So we killed a werewolf. And some zombies. And saw the Ferryman. All this three days after arriving in town. But I’m getting ahead of myself.
We arrived in Ghost River on a Wednesday. It’s a sleepy little town, and the addition of our stage coach train raised the population by a whole 2%, not counting the horses, which boosted this one-horse town to a grand total of four (plus an ass. But that’s another story.)
Things started out as you might expect; getting settled in Pringle’s Boarding House (dinner at six sharp, no drinking, no shooting, no hanky-panky, please-and-thank-you!), checking out the local saloon (rubes, all of them, but I went easy on them this time.), getting the general lowdown of the place. Sherrif paid us a visit at dinner and laid down the law, as expected. I think our motley crew gave him a bit of a scare, but he covered it pretty well.

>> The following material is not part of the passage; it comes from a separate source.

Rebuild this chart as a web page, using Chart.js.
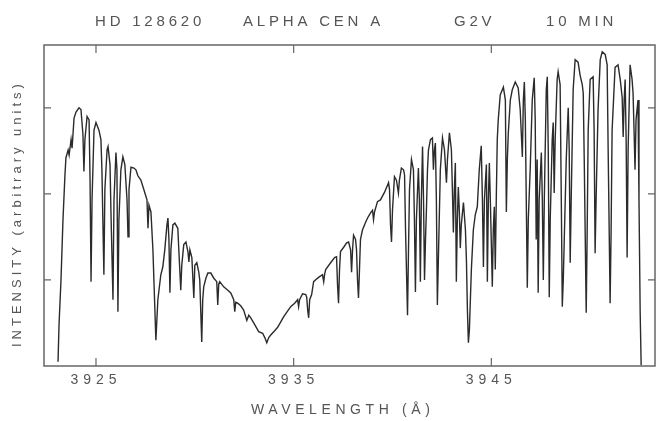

After dinner, Caleb and I headed to the Saloon for the usual night’s entertainment (meaning, I pulled out the old 52, and he sat at the bar and did whatever he did while I liberated the townsfolk and visitors of their hard-earned dollars. Don’t look at me that way; I bought at least four rounds for the table during the course of the night. I may be merciless with a pack of cards, but I have a soul.) Only after a few hands, we heard the jangling spurs of Dusty crashing down the main street, toward the old dry river wash. (You can hear him coming a mile away with those things; you’d think that they’d teach a man how to be stealthy in the Rangers, but I digress.)
When we hit the street, Dusty was already almost out of earshot, with his military sabre drawn, streetlight flashing off of the blade as he ran (it being a new moon and all.) He shouted something about the “girls” off to the east, and some other nonsense about a green glow coming from the dry riverbed. Of course, now that you mention it, there was a greenish tinge to the horizon as we approached the river, moonlight glinting off of the surface.
We stood staring, a little slackjawed, for a spell, until Josie heaved a rock into the river. The waves propagated across the still water, bouncing off of the skiff slowly moving down the middle of the river. Looking hard, we could see a single figure in the skiff. The figure turned toward us as it pulled even, fixing each of us with what I guess would be a look of warning or maybe something else entirely. It was hard to tell, since we couldn’t see it’s face. Calling out didn’t yield any results, other than the figure pointedly ignoring us and continuing down the river.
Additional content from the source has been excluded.